In a bipartisan 4-1 vote with Commissioner Maureen K. Ohlhausen dissenting, the FTC’s short statement provides that a standalone Section 5 action will adhere to three principles: (1) the FTC will be guided by the public policy underlying the antitrust laws, namely, the promotion of consumer welfare, (2) the act or practice subject to Section 5 will be evaluated under a framework similar to the rule of reason (that is, an act or practice challenged by the FTC must cause, or be likely to cause, harm to competition or the competitive process, taking into account any associated cognizable efficiencies and business justifications), and (3) the FTC is less likely to challenge an act or practice as an unfair method of competition on a standalone basis if enforcement of the Sherman Act or Clayton Act is sufficient to address the competitive harm arising from the act or practice.4
In prepared comments for presenting the new guidelines at a legal seminar, Chairwoman Edith Ramirez hailed the guidelines’ flexible approach, saying they would enable the FTC to keep apace with a rapidly changing economy.5 She also highlighted the guidelines’ accessibility, noting their incorporation of recognizable principles and widely used concepts of antitrust law, namely “consumer welfare,” “rule of reason,” “harm to competition” and “cognizable efficiencies.”6 Departing Commissioner Joshua D. Wright,7 the most vocal proponent of formal Section 5 guidance,8 echoed Ramirez’s comments, stating that the tying of the “unfair methods of competition” analysis to the traditional rule of reason balancing test is the most important and instructive feature of the FTC statement, because it provides a familiar framework for advising clients about the applicability of Section 5.9
Ramirez pointed out in her comments that the FTC has consistently applied this rule of reason-style approach in its recent standalone Section 5 cases. She highlighted three types of practices that had attracted Section 5 use in the recent past, including invitations to collude, the improper exchange of competitively sensitive nonprice information and breaches of commitments to license standard-essential patents on reasonable terms. She noted that the FTC has predicated these cases on a high likelihood of competitive harm, with negligible countervailing efficiencies or other cognizable business justifications. Although the FTC generally has been able to extract consent decrees in these types of cases, it has litigated very few Section 5 cases successfully.

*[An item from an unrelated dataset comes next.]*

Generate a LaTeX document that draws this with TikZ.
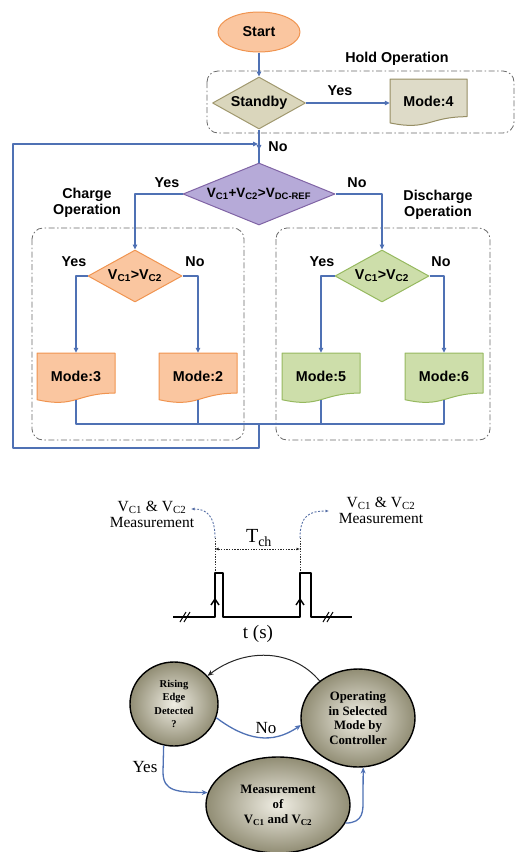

Ohlhausen, also a longstanding proponent of formal Section 5 guidance,10 did not join Ramirez or Commissioners Wright, Julie Brill and Terrell McSweeny in voting for the issuance of the guidelines. In a separate statement, Ohlhausen criticized the effort as “too abbreviated in substance and process” to provide any meaningful guidance, saying it “raises many more questions than it answers.”11 Specifically, Ohlhausen regretted the statement’s failures to provide examples of lawful and unlawful conduct and address the existing Section 5 case law.12 She additionally expressed her apprehension that the FTC’s “unbounded interpretation” would lead to expansive use of Section 5, noting that the policy could potentially accommodate a variety of controversial theories the FTC has considered or pursued unsuccessfully in the past.13
In her remarks, Ramirez stressed that the statement did not signal a “change in course” for the FTC that wasn’t already evident in its recent enforcement actions.14 Rather, Ramirez explained, the FTC sought only to “reaffirm” the principles underlying the agency’s recent enforcement actions.15
Ramirez’s remarks strongly suggest that the guidelines are unlikely to cause a dramatic shift in the application of Section 5, at least in the short term. Indeed, to the disappointment of many interested parties hoping for the proverbial Rosetta Stone of Section 5, the broad principles offer little in the way of clarification or practical advice for the business community at large. Instead, it appears the FTC likely will continue to rely on its prior enforcement record, and a case-by-case development of the law, to elucidate Section 5. As Ohlhausen highlighted in her dissent, the lack of detailed guidance leaves the door open for Section 5 to be used more expansively in the future. Despite assurances from Ramirez, given the open-ended approach of the statement, the FTC’s view of its Section 5 authority may expand or contract depending on the composition of the sitting commission.